Roll out each the dough balls onto pastry cloth or counter dusted only cornstarch (NOT FLOUR) to keep the dough from sticking. Roll into a ¼ inch thick circle. Using a glass (~1 ½ inch in diameter) dipped in cornstarch, cut little.circles and carefully transfer onto parchment-lined sheets.
Place cookie sheets in the oven and bake 15 minutes, switching the two sheets halfway through.
Remove the cookie sheets as the cookies are still white in color. Gently pull parchment with cookies from the metal cookie sheets and let cool. When the cookies are totally cooled carefully remove the cookies from the from the parchment.
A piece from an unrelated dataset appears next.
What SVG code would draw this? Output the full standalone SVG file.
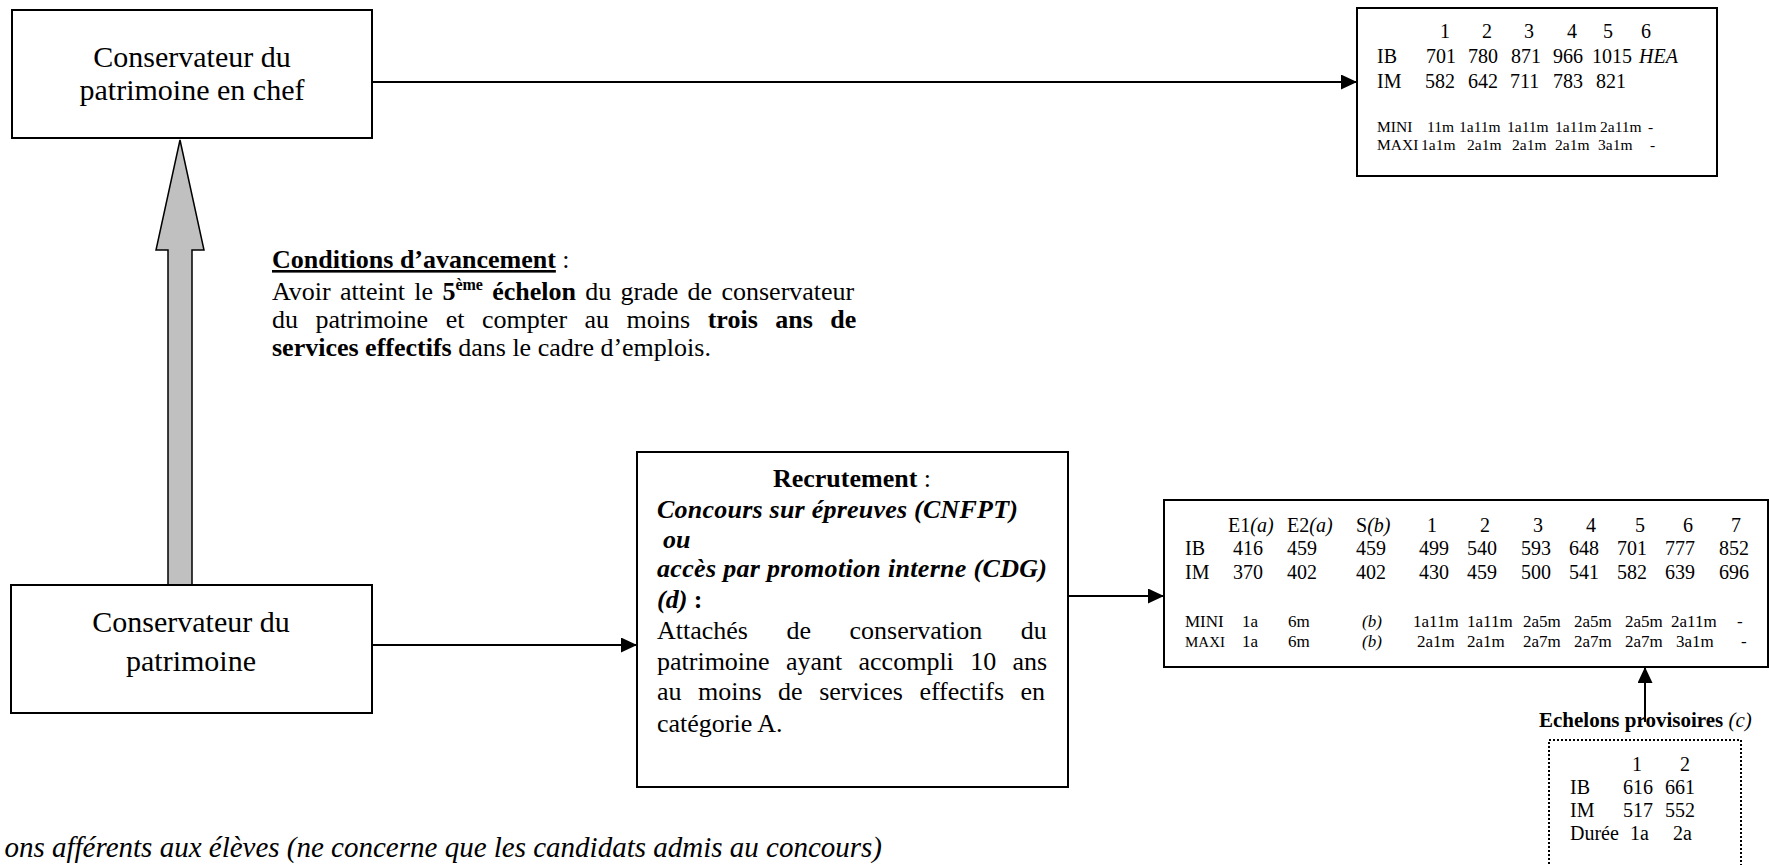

Using a flat knife or offset spatula, spread the flat side of one cookie with dulce de leche. Sandwich the flat side of another cookie on top, and press flat sides of the cookies together, squeezing out a little dulce de leche so it is around the perimeter. You can also spread more dulce de leche around the perimeter if there isn’t enough to “ooze.” Roll each cookie in unsweetened shredded coconut.
I think next time I will dip half the cookie in dark chocolate. Yum!
You can search for recipes for dulce de leche-it can be made in the pressure cooker, stovetop or crock pot.